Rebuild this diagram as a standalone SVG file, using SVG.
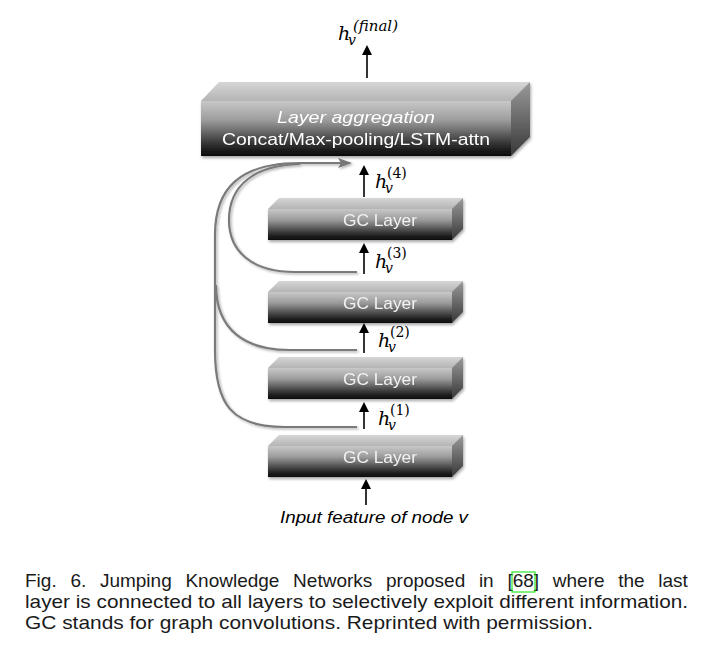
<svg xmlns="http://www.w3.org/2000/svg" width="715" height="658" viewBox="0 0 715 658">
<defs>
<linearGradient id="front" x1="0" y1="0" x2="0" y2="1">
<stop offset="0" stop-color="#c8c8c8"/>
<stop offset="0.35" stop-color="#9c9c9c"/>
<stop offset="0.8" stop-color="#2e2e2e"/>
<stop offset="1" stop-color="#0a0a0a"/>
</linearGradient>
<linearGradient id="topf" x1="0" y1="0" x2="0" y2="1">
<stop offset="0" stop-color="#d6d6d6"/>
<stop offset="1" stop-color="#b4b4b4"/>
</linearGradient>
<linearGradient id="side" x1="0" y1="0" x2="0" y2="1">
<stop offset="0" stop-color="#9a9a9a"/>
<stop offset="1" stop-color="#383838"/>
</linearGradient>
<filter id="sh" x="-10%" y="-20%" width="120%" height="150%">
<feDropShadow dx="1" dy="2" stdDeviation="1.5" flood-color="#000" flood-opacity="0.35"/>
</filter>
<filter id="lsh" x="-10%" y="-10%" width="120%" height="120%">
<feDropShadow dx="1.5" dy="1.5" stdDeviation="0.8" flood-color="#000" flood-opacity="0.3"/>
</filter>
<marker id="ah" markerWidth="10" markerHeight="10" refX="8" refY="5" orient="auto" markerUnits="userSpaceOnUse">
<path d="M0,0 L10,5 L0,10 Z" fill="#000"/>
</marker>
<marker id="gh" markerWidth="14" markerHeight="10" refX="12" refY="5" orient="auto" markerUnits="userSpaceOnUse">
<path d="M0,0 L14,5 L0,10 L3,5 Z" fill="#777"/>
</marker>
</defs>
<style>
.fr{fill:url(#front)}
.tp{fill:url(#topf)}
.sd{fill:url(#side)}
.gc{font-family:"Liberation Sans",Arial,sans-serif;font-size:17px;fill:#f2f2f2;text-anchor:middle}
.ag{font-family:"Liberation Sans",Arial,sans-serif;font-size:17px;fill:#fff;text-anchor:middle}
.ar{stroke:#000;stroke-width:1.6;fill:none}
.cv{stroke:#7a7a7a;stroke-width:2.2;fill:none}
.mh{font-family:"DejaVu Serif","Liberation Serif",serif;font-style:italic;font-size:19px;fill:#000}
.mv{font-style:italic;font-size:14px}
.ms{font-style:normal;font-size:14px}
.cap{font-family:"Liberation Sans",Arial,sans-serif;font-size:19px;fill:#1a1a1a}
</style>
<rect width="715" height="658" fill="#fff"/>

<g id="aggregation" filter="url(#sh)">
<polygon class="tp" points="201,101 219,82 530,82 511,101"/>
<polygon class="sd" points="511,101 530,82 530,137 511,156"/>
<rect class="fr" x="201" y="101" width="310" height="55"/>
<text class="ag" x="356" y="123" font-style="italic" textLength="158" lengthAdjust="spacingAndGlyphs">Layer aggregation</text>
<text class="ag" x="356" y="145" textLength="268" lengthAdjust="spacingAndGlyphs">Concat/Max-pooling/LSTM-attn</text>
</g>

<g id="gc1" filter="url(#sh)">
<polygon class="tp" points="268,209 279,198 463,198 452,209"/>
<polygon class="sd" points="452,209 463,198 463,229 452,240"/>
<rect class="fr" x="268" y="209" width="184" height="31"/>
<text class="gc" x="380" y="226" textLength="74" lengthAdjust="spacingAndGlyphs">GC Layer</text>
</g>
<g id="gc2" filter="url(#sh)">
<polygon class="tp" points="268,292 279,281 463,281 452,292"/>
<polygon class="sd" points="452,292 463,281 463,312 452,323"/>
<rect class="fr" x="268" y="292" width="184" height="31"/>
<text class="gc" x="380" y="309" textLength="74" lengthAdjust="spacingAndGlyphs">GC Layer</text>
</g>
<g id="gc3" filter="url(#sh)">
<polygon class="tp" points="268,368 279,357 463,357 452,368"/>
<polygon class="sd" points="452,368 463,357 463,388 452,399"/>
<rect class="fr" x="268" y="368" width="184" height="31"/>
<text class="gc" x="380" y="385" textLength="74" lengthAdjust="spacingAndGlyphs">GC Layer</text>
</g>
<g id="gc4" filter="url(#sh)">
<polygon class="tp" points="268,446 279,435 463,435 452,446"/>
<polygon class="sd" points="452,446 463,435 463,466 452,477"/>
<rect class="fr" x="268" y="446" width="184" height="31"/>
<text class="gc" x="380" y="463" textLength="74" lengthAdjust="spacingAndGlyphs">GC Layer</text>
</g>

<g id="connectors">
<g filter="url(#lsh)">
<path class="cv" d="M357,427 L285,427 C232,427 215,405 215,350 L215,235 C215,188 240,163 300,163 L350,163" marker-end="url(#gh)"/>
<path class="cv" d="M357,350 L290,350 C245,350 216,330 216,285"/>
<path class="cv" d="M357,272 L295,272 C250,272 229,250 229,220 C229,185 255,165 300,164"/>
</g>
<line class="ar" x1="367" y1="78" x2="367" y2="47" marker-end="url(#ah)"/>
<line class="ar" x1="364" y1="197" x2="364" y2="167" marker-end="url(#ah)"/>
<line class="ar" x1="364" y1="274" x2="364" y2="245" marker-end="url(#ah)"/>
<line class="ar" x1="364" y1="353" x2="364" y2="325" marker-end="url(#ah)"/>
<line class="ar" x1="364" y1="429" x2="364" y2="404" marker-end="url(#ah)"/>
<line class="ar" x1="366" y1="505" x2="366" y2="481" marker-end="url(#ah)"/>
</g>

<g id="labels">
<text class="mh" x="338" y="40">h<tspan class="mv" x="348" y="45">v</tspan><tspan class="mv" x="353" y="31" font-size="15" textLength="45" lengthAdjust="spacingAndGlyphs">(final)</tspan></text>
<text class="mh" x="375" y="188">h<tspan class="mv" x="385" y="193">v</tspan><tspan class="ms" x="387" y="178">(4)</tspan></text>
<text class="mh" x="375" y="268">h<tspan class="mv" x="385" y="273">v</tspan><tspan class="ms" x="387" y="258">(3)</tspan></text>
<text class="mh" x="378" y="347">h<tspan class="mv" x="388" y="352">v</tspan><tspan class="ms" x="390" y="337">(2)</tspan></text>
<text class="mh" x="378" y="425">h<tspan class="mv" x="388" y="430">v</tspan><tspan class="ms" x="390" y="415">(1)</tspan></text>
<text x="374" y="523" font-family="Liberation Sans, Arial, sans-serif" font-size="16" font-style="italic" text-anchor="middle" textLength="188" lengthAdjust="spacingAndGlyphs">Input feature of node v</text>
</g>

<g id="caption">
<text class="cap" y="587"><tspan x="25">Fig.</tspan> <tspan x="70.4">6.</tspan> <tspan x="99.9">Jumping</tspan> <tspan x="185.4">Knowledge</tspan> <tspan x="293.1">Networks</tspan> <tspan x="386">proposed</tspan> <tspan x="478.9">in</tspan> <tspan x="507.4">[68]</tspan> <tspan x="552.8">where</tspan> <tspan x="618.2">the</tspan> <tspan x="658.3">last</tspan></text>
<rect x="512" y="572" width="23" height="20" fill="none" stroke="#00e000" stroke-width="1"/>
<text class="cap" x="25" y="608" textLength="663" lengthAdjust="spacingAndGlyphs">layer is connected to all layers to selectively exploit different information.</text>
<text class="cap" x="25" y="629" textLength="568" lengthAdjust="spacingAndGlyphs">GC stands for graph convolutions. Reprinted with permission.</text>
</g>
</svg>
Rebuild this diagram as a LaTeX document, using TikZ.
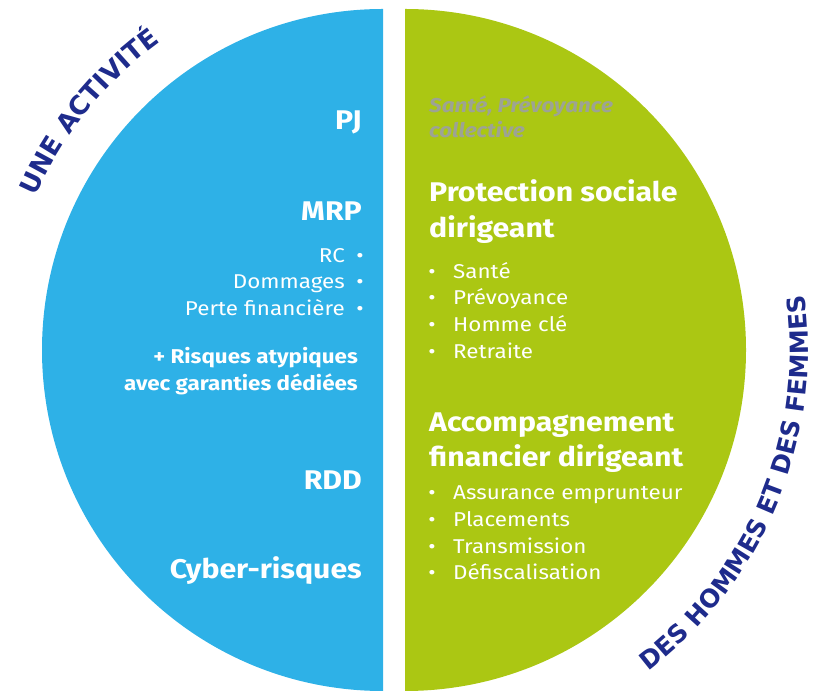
◆ ◆ ◆ ◆ ◆
- **Problem requirements**
Extract every line of the records above that contains the word "Rebuild".

- **Finished exercise**
Rebuild this diagram as a standalone SVG file, using SVG.
Rebuild this diagram as a LaTeX document, using TikZ.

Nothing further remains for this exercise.